A test transaction initiates the first stage, prepares everything ready to commit, and then just aborts the transaction at the end of a test. Diesel uses this technique extensively for it's own test-suite. What that means is that you perform the following steps:

  • Open a new connection per test
  • Directly start a new transaction (Diesel provides the Connection::begin_test_transaction function for this)
  • Perform any test code (including schema setup for postgres)
  • Rollback the transaction

With that you end up with each test does not see the changes from any other tests.

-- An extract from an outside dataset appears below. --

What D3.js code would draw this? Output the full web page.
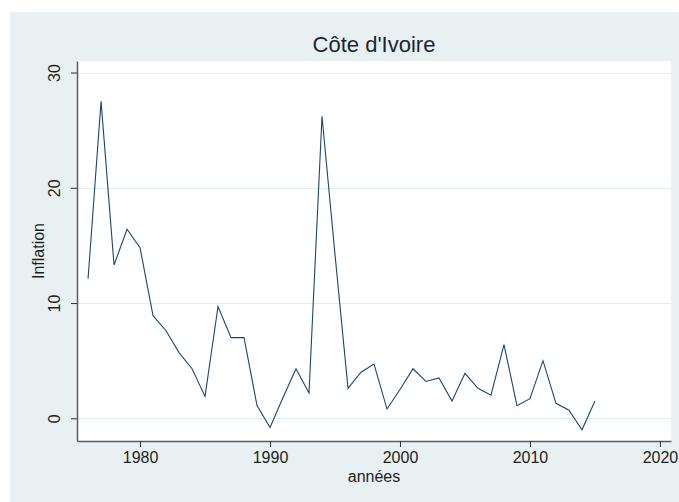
<!DOCTYPE html>
<html lang="fr">
<head>
  <meta charset="utf-8">
  <title>Côte d'Ivoire</title>
  <style>
    html, body { margin: 0; padding: 0; background: #fff; }
    svg { display: block; font-family: "Liberation Sans", Arial, sans-serif; }
  </style>
</head>
<body>
  <div id="chart"></div>

  <script src="https://cdn.jsdelivr.net/npm/d3@7"></script>
  <script>
    var years = [1976, 1977, 1978, 1979, 1980, 1981, 1982, 1983, 1984, 1985,
                 1986, 1987, 1988, 1989, 1990, 1991, 1992, 1993, 1994, 1995,
                 1996, 1997, 1998, 1999, 2000, 2001, 2002, 2003, 2004, 2005,
                 2006, 2007, 2008, 2009, 2010, 2011, 2012, 2013, 2014, 2015];
    var inflation = [12.1, 27.5, 13.3, 16.4, 14.8, 8.9, 7.6, 5.7, 4.3, 1.9,
                     9.7, 7.0, 7.0, 1.1, -0.8, 1.8, 4.3, 2.2, 26.2, 14.2,
                     2.6, 4.0, 4.7, 0.8, 2.5, 4.3, 3.2, 3.5, 1.5, 3.9,
                     2.6, 2.0, 6.4, 1.1, 1.7, 5.0, 1.3, 0.7, -1.0, 1.5];
    var xTicks = [1980, 1990, 2000, 2010, 2020];
    var yTicks = [0, 10, 20, 30];

    var width = 679,
        height = 502;
    var plot = { left: 77, right: 671, top: 61, bottom: 441 };

    var svg = d3.select("#chart")
        .append("svg")
        .attr("width", width)
        .attr("height", height);

    // graph region background
    svg.append("rect")
        .attr("x", 10).attr("y", 12)
        .attr("width", width - 10).attr("height", height - 12)
        .attr("fill", "#e8f0f2");

    svg.append("rect")
        .attr("x", plot.left).attr("y", plot.top)
        .attr("width", plot.right - plot.left)
        .attr("height", plot.bottom - plot.top)
        .attr("fill", "#fff");

    var x = d3.scaleLinear()
        .domain([1975.15, 2020.85])
        .range([plot.left, plot.right]);

    var y = d3.scaleLinear()
        .domain([-1.97, 31.0])
        .range([plot.bottom, plot.top]);

    // grid
    svg.append("g")
      .selectAll("line")
      .data(yTicks)
      .enter().append("line")
        .attr("x1", plot.left).attr("x2", plot.right)
        .attr("y1", function(d) { return Math.round(y(d)) + 0.5; })
        .attr("y2", function(d) { return Math.round(y(d)) + 0.5; })
        .attr("stroke", "#e3ecef")
        .attr("stroke-width", 1);

    // axes
    var xAxis = svg.append("g")
        .attr("transform", "translate(0," + plot.bottom + ")")
        .call(d3.axisBottom(x).tickValues(xTicks).tickFormat(d3.format("d")).tickSize(6).tickPadding(5).tickSizeOuter(0));

    var yAxis = svg.append("g")
        .attr("transform", "translate(" + plot.left + ",0)")
        .call(d3.axisLeft(y).tickValues(yTicks).tickSize(6).tickSizeOuter(0));

    [xAxis, yAxis].forEach(function(g) {
      g.select(".domain").attr("stroke", "#5c5c5c").attr("stroke-width", 1.5);
      g.selectAll(".tick line").attr("stroke", "#333");
      g.selectAll("text").attr("fill", "#1e1e1e").attr("font-size", 16);
    });

    // rotated y tick labels like the original
    yAxis.selectAll(".tick text")
        .attr("x", null).attr("dy", null)
        .attr("text-anchor", "middle")
        .attr("transform", "translate(-17,0) rotate(-90)");

    // series
    var line = d3.line()
        .x(function(d, i) { return x(years[i]); })
        .y(function(d) { return y(d); });

    svg.append("path")
        .datum(inflation)
        .attr("d", line)
        .attr("fill", "none")
        .attr("stroke", "#1a476f")
        .attr("stroke-width", 1.1)
        .attr("stroke-linejoin", "miter");

    // titles
    svg.append("text")
        .attr("x", (plot.left + plot.right) / 2)
        .attr("y", 52)
        .attr("text-anchor", "middle")
        .attr("font-size", 22)
        .attr("fill", "#1c2633")
        .text("Côte d'Ivoire");

    svg.append("text")
        .attr("x", (plot.left + plot.right) / 2)
        .attr("y", 482)
        .attr("text-anchor", "middle")
        .attr("font-size", 16)
        .attr("fill", "#1e1e1e")
        .text("années");

    svg.append("text")
        .attr("transform", "translate(44," + (plot.top + plot.bottom) / 2 + ") rotate(-90)")
        .attr("text-anchor", "middle")
        .attr("font-size", 16)
        .attr("fill", "#1e1e1e")
        .text("Inflation");
  </script>
</body>
</html>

The test folder contains an example of this testing style in the parallel_service_test file.

rust
#[test]
fn test_create_service() {
    test_setup();

    let mut connection = postgres_connection();
    let conn = &mut connection;
    
    conn.begin_test_transaction()
        .expect("Failed to begin test transaction");

    let service = get_crate_service();
    let endpoints = get_endpoints();
    let dependencies = get_dependencies();

    let result = service::Service::create(conn, &service);

    // dbg!(&result);
    assert!(result.is_ok());
    // ...
}

Here, the test setup runs first to test if the database connection works and all migrations are in place. Also, noticed, each test gets its own database connection. After the connection has been established, the test transaction is started next. From there, the test code is executed. Because each test runs in a separate transaction, you have to apply first principle to each test. For example, if you want to test to update a service, you have to insert a service first, then update it, and then test if the update was successful. Because each test transaction aborts after each test, there is no left over data to worry about after each test. Furthermore, since PostgreSQL executes transactions in isolation, regardless of whether these are committed or not, no two tests can interfere with each other. Lastly, testing this way is very fast when executed in parallel.